Limiting Dream Recall

A dreamer once told me he was filled to overflowing with bitsy dreams. "I'm waiting for a dream that impacts me, because I get real sick of these little tidbits here and there. They just don't leave me satisfied." I replied, "Nobody says you have to record every single one. As a matter of fact, I don't think there's enough time in the day."

Pieces or epics, once the dream stream is turned on, it's possible to have an overabundance of riches. I'm in agreement with dreamworker Ilona Marshall who often suggests to herself that she not have so many dreams to remember. She requests of her psyche, "Just give me the powerful ones or the ones that are really important." I consider health to be "really important," and flying dreams a barometer of health, so those are the ones I keep.

There are even certain times in my life when I rather not recall any dreams at all. If there is much of importance going on in the waking state, my full attention is required elsewhere. When I'm sick, when I'm on a writing deadline, when I need to prepare for a dream conference, my mind may have to focus on other things.
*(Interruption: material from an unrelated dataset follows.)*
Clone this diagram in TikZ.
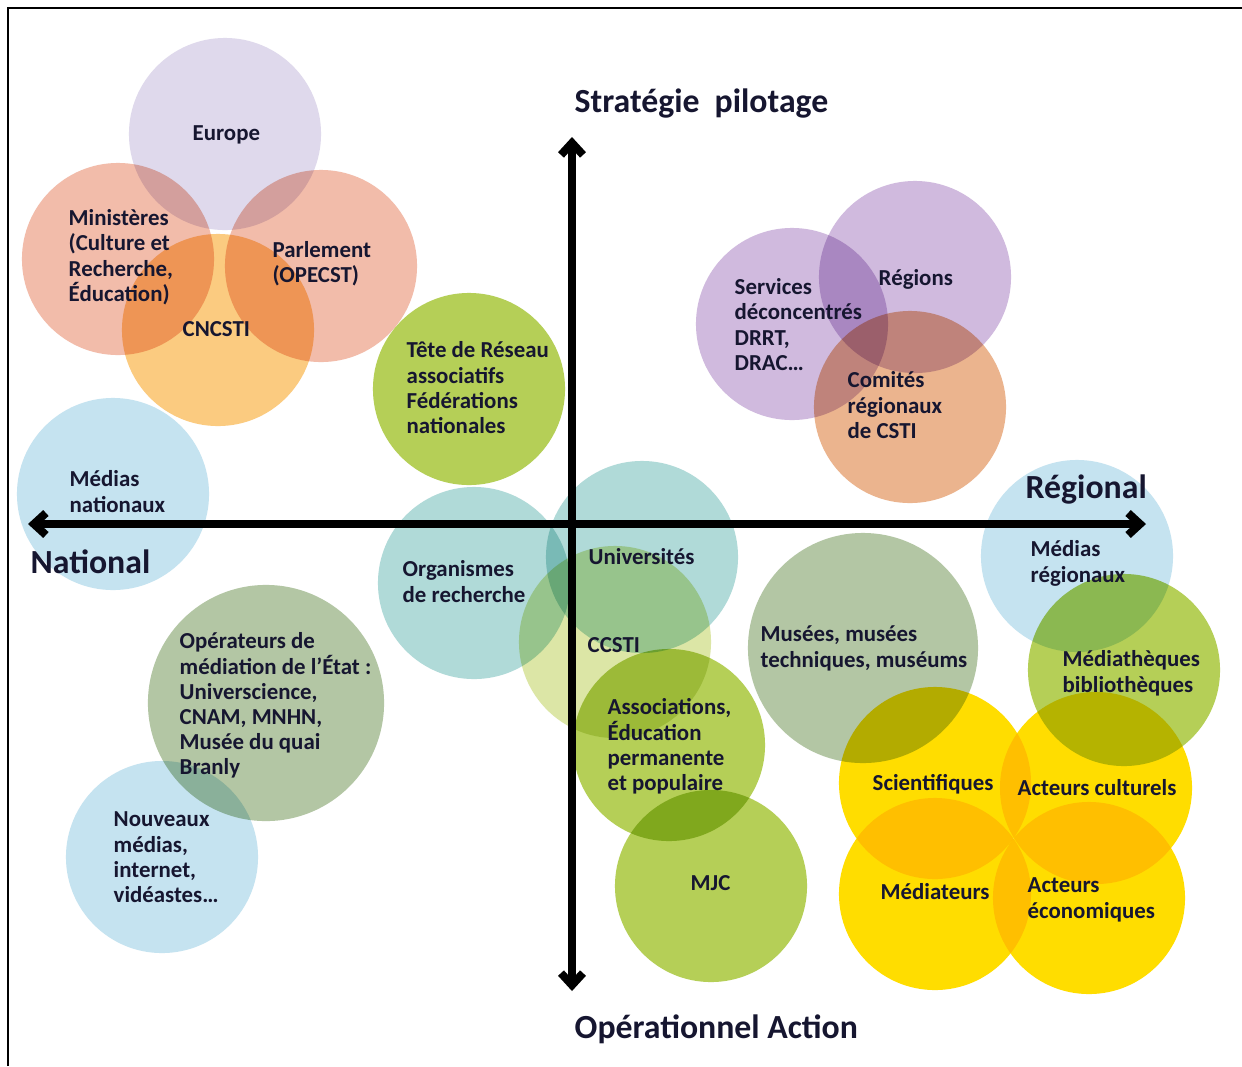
\documentclass[tikz,border=0pt]{standalone}
\usepackage{fontspec}
\setmainfont{Carlito}
\usetikzlibrary{arrows.meta}
\definecolor{ink}{RGB}{22,22,48}
\definecolor{lav}{RGB}{223,217,236}
\definecolor{salmon}{RGB}{242,188,170}
\definecolor{apricot}{RGB}{251,203,128}
\definecolor{skyb}{RGB}{197,227,240}
\definecolor{leaf}{RGB}{181,207,87}
\definecolor{lilac}{RGB}{208,186,222}
\definecolor{tan}{RGB}{235,180,142}
\definecolor{teal}{RGB}{176,218,216}
\definecolor{palegreen}{RGB}{220,230,166}
\definecolor{sage}{RGB}{179,198,164}
\definecolor{sun}{RGB}{255,221,0}
\newcommand{\labtop}{\rule{0pt}{0.75em}}
\begin{document}
\begin{tikzpicture}[x=0.01cm,y=-0.01cm,
  bub/.style={circle,inner sep=0pt,minimum size=1.92cm},
  lbl/.style={anchor=north west,inner sep=0pt,align=left,
    font=\fontsize{6.5}{7.15}\selectfont\bfseries,text=ink},
  axlbl/.style={anchor=base west,inner sep=0pt,
    font=\fontsize{9.6}{11}\selectfont\bfseries,text=ink},
  axisline/.style={line width=0.08cm,
    {Straight Barb[length=1.2mm,width=2.2mm]}-{Straight Barb[length=1.2mm,width=2.2mm]}}]
\useasboundingbox (0,0) rectangle (1242,1066);
\fill[white] (0,0) rectangle (1242,1066);
\draw[line width=0.025cm] (8,1066) -- (8,8) -- (1242,8);

\begin{scope}[blend mode=multiply]
\node[bub,fill=lav] (europe) at (225,134) {};
\node[bub,fill=salmon] (minist) at (118,259) {};
\node[bub,fill=salmon] (parl) at (321,266) {};
\node[bub,fill=apricot] (cncsti) at (218,330) {};
\node[bub,fill=skyb] (mednat) at (113,494) {};
\node[bub,fill=leaf] (tete) at (469,389) {};
\node[bub,fill=lilac] (serv) at (792,324) {};
\node[bub,fill=lilac] (regions) at (915,277) {};
\node[bub,fill=tan] (comites) at (910,407) {};
\node[bub,fill=skyb] (medreg) at (1077,556) {};
\node[bub,fill=leaf] (mediat) at (1124,670) {};
\node[bub,fill=teal] (orga) at (474,583) {};
\node[bub,fill=teal] (univ) at (642,557) {};
\node[bub,fill=palegreen] (ccsti) at (615,642) {};
\node[bub,fill=leaf] (assoc) at (669,745) {};
\node[bub,fill=leaf] (mjc) at (711,886) {};
\node[bub,fill=sage,minimum size=2.30cm] (musees) at (863,648) {};
\node[bub,fill=sage,minimum size=2.36cm] (operat) at (266,703) {};
\node[bub,fill=skyb] (nouv) at (162,857) {};
\node[bub,fill=sun] (scien) at (935,783) {};
\node[bub,fill=sun] (cult) at (1096,788) {};
\node[bub,fill=sun] (mediateurs) at (935,894) {};
\node[bub,fill=sun] (eco) at (1089,898) {};
\end{scope}

\coordinate (ytop) at (572,137);
\coordinate (ybot) at (572,991);
\coordinate (xleft) at (28,524);
\coordinate (xright) at (1146,524);
\draw[axisline] (ybot) -- (ytop);
\draw[axisline] (xleft) -- (xright);

\node[axlbl] (tstrat) at (574,112) {Stratégie\hspace{0.45em}pilotage};
\node[axlbl] (toper) at (574,1038) {Opérationnel Action};
\node[axlbl] (tnat) at (30,573) {National};
\node[axlbl] (treg) at (1025,498) {Régional};

\node[lbl] (leurope) at (192,123) {\labtop Europe};
\node[lbl] (lminist) at (68,208) {\labtop Ministères\\(Culture et\\Recherche,\\Éducation)};
\node[lbl] (lparl) at (272,240) {\labtop Parlement\\(OPECST)};
\node[lbl] (lcncsti) at (182,319) {\labtop CNCSTI};
\node[lbl] (ltete) at (406,340) {\labtop Tête de Réseau\\associatifs\\Fédérations\\nationales};
\node[lbl] (lmednat) at (69,469) {\labtop Médias\\nationaux};
\node[lbl] (lserv) at (734,277) {\labtop Services\\déconcentrés\\DRRT,\\DRAC…};
\node[lbl] (lregions) at (878,268) {\labtop Régions};
\node[lbl] (lcomites) at (847,370) {\labtop Comités\\régionaux\\de CSTI};
\node[lbl] (lmedreg) at (1030,539) {\labtop Médias\\régionaux};
\node[lbl] (lmediat) at (1062,649) {\labtop Médiathèques\\bibliothèques};
\node[lbl] (lorga) at (402,559) {\labtop Organismes\\de recherche};
\node[lbl] (luniv) at (588,547) {\labtop Universités};
\node[lbl] (lccsti) at (587,635) {\labtop CCSTI};
\node[lbl] (lassoc) at (607,697) {\labtop Associations,\\Éducation\\permanente\\et populaire};
\node[lbl] (lmjc) at (690,873) {\labtop MJC};
\node[lbl] (lmusees) at (760,624) {\labtop Musées, musées\\techniques, muséums};
\node[lbl] (loperat) at (179,631) {\labtop Opérateurs de\\médiation de l’État :\\Universcience,\\CNAM, MNHN,\\Musée du quai\\Branly};
\node[lbl] (lnouv) at (113,809) {\labtop Nouveaux\\médias,\\internet,\\vidéastes…};
\node[lbl] (lscien) at (872,773) {\labtop Scientifiques};
\node[lbl] (lcult) at (1017,778) {\labtop Acteurs culturels};
\node[lbl] (lmediateurs) at (880,882) {\labtop Médiateurs};
\node[lbl] (leco) at (1027,875) {\labtop Acteurs\\économiques};
\end{tikzpicture}
\end{document}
After you develop good dream flow habits, there's no need to feel guilty when you do not record every single dream that you recall. Or not recall at all. So today, you can't dance or paint or fly? There's always tomorrow.

References
  • Ashley, N. Create Your Own Dreams: a Seth workbook. (New York: Prentice-Hall, 1990).
  • Dee, N. The Dreamer's Workbook. (New York: Sterling Publishing, 1990).
  • Garfield, P. Creative Dreaming. (New York: Ballantine Books, 1974).
  • Magallón, L.L. Seth Dream Network/Dream Recall Tips, Reality Change, 11-12/85, 30-31.
  • Marshall, I. Suggestions For Dream Recall and Creative Application, Dream Network Bulletin, 6/4 (Nov/Dec. 1987), 13-14.
  • Thurston, M. Dreams: Tonight's Answers for Tomorrow's Questions. (New York: St. Martin's Press, 1988).
  • Wilkerson, R. C. An Introduction to Dreamwork/Guidelines and Journal Keeping. (On-line document, 1998).